Asked if India could become a global superpower in space technology, the scientist said: "We have the competence to build rockets and satellites and provide satellite-based services. We have all done this in a cost effective manner. The fact that many foreign countries are coming to India for launches is really something which is of envy to others.
"If we continue to keep the same level of performance in the years to come, we can be a leader in space technology. But we also require human space flight programme in place soon to be a global leader in space technology," he added.
"The GSLV Mark III is entirely home grown and that is why it is so satisfying and we have proven our totally indigenous cryogenic engine. This is a great achievement for the country."
On India's future manpower problem in terms of future space research and development, Nair said that those "running away from India" were doing so because of "their greed for money".

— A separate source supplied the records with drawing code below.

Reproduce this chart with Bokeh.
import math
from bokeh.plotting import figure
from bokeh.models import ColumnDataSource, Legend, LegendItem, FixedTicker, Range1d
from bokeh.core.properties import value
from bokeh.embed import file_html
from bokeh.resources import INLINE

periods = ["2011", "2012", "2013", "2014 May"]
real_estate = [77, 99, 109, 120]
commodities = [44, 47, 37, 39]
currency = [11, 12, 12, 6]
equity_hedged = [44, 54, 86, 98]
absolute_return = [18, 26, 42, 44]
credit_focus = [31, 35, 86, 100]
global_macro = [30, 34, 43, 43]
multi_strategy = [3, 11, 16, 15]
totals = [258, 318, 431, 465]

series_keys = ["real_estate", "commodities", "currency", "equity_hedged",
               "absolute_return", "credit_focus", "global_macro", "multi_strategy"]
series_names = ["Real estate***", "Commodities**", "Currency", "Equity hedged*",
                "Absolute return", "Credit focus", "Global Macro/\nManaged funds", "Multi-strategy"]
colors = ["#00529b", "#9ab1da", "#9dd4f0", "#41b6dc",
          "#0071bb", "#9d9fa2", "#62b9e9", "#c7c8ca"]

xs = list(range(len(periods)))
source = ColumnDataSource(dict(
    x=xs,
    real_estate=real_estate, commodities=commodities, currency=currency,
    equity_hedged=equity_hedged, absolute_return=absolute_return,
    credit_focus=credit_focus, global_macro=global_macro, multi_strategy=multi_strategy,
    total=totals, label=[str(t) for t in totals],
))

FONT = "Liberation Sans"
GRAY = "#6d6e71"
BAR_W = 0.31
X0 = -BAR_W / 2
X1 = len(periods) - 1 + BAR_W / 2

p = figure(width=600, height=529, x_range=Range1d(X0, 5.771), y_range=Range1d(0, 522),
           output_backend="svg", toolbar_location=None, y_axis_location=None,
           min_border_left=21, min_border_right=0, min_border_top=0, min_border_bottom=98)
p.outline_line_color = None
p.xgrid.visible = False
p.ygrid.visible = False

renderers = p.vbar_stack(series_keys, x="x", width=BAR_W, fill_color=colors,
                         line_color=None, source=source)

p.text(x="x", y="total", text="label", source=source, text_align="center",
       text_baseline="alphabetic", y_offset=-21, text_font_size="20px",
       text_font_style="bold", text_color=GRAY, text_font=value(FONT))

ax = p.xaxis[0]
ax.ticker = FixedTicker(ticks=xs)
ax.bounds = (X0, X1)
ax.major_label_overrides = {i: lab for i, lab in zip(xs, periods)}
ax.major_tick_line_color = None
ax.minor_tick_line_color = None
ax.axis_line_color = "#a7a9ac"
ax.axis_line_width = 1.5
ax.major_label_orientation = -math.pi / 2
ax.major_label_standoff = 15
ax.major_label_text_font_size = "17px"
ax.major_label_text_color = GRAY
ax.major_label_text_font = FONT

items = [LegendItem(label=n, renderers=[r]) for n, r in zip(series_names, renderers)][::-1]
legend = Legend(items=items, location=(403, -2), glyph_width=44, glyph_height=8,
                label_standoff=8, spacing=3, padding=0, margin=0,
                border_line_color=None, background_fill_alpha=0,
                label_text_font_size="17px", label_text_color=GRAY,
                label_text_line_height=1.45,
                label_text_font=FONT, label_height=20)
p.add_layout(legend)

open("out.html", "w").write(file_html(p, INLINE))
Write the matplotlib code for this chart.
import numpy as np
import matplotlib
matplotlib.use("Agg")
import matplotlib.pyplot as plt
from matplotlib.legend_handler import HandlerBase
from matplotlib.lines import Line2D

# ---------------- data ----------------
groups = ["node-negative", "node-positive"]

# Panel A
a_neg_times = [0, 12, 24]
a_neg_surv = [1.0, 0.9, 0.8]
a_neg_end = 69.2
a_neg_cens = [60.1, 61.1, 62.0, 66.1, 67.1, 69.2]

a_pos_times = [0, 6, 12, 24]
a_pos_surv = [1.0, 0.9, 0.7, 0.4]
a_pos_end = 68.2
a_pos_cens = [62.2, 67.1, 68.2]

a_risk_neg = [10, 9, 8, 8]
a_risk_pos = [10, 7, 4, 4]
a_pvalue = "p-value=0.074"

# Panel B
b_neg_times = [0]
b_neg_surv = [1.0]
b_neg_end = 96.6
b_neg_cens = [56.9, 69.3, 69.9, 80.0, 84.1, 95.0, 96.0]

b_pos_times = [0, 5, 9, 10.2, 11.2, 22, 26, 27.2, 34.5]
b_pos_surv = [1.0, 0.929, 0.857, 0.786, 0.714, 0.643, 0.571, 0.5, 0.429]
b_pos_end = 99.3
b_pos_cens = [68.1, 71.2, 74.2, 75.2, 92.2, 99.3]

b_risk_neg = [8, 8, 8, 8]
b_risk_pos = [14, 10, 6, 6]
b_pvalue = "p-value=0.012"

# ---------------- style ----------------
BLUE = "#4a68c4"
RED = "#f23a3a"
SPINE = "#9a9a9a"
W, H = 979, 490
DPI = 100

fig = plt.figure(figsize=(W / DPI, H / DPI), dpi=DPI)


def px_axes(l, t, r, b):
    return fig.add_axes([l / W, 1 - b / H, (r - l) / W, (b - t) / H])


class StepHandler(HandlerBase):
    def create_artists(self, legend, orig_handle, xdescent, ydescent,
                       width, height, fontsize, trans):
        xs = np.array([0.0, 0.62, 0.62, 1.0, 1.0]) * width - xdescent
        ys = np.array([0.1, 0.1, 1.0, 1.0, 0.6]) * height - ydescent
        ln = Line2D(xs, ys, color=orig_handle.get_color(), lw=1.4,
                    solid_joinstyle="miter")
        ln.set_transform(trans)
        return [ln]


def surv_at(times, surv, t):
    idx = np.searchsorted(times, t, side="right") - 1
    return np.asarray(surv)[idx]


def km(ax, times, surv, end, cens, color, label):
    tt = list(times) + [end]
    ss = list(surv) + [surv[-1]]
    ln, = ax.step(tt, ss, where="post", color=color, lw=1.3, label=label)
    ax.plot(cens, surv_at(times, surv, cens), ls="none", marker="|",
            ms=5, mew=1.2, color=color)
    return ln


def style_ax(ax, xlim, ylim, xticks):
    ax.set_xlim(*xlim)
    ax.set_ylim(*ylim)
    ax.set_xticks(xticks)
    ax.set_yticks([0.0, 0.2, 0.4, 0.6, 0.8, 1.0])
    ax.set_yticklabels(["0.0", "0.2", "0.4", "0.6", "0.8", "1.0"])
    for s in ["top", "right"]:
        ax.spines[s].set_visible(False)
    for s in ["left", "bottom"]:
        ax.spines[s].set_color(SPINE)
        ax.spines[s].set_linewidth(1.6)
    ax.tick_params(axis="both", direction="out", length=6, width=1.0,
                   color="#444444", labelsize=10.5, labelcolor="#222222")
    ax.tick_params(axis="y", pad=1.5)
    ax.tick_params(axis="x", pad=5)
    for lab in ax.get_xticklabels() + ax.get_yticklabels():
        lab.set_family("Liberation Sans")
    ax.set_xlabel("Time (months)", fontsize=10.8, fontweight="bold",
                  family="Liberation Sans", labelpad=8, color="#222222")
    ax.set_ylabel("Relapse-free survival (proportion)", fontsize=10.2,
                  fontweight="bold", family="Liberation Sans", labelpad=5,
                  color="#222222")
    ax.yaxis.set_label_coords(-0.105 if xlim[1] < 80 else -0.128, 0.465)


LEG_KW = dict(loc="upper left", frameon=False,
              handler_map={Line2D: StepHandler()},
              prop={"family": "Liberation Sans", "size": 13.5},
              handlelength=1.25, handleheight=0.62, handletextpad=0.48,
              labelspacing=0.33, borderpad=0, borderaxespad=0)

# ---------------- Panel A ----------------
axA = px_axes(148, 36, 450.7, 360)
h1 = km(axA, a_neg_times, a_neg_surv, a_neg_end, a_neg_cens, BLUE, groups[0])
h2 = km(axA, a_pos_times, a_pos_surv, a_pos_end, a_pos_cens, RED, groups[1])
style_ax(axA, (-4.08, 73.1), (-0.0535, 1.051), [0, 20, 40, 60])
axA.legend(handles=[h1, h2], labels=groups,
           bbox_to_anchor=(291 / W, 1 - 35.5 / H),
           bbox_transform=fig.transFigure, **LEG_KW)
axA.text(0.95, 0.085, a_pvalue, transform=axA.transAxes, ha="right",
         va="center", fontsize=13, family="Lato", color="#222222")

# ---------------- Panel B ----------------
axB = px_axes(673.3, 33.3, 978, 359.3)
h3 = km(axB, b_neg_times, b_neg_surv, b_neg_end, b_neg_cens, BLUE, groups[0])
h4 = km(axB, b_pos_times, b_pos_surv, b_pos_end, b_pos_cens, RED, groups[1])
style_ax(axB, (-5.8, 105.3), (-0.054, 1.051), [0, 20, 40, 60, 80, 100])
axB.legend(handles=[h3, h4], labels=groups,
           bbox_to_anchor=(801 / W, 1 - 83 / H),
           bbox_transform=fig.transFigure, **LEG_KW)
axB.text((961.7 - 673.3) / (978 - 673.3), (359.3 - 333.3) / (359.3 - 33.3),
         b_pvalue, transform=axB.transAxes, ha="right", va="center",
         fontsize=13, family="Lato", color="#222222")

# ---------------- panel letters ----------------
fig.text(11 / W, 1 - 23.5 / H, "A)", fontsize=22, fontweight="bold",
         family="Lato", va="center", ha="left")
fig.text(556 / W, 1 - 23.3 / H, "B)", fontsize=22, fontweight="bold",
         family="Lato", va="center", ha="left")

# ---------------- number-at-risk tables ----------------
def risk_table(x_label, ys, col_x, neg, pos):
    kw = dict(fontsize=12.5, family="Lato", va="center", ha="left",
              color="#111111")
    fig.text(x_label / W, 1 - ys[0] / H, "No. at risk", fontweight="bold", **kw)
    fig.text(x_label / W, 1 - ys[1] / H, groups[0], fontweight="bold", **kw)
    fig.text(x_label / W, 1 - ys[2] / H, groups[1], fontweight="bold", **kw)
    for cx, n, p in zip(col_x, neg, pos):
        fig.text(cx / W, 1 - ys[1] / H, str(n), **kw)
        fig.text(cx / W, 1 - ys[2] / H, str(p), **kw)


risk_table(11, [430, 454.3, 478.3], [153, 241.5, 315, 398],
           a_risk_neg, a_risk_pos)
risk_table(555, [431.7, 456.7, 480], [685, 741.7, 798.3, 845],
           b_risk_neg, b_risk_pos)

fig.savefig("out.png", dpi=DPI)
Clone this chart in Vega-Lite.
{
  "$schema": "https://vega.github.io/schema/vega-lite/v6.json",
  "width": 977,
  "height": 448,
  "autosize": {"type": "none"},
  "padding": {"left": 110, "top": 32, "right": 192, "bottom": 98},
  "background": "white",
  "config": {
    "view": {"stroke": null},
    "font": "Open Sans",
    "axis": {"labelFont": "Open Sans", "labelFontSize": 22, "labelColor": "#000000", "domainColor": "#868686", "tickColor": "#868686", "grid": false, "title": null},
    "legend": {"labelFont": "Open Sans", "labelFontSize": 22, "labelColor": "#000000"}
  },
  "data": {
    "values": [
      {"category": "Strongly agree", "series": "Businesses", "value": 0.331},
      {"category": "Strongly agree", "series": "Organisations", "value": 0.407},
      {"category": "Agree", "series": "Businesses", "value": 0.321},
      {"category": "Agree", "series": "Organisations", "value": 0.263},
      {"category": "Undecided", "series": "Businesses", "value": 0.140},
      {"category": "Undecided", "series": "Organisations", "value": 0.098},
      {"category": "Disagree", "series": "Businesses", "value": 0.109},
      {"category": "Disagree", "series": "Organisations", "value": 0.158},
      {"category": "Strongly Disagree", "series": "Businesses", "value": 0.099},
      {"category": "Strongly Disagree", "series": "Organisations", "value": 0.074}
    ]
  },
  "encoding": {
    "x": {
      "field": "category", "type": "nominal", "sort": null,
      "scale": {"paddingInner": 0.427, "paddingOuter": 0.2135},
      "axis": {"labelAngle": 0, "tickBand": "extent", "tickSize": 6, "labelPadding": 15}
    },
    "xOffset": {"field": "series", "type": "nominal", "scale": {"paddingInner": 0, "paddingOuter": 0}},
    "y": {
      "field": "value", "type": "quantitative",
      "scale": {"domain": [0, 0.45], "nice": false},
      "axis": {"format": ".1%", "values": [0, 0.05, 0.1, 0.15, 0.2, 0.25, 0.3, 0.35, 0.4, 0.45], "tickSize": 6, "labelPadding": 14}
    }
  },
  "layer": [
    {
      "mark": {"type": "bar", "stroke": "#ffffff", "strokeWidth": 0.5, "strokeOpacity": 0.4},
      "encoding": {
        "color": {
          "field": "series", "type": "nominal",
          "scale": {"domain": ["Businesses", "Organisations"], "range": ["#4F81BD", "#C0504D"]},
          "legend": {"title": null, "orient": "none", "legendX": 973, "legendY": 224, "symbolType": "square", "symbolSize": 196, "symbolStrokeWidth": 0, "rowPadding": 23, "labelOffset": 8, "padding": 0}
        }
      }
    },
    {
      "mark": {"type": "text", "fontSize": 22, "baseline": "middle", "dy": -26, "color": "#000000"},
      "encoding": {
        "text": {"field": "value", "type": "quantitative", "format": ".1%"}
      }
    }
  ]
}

"Whereas the people remaining here (India) are passionate about their country and love to contribute to the country. Even if .01 per cent of our brain goes out, the remaining 99.9 per cent remains here. That is more than sufficient for doing our job."
Asked to compare India's space programme with other nations, the former ISRO chief said: "India is at par with the US, Russia, Europe and China. Our technology is also the same but we are leaders in applying such technology for solving problems of man and society."
Earlier, in his address on the Kalam Lecture Series, Nair recalled the former President's contribution to the nation.
He underscored how the former DRDO chief, who later became the President, adopted a different approach towards work and towards fulfilling his commitment to the society.
Harking back to the days when the two worked together, Nair talked about the former President's exemplary leadership qualities and his sense of ownership.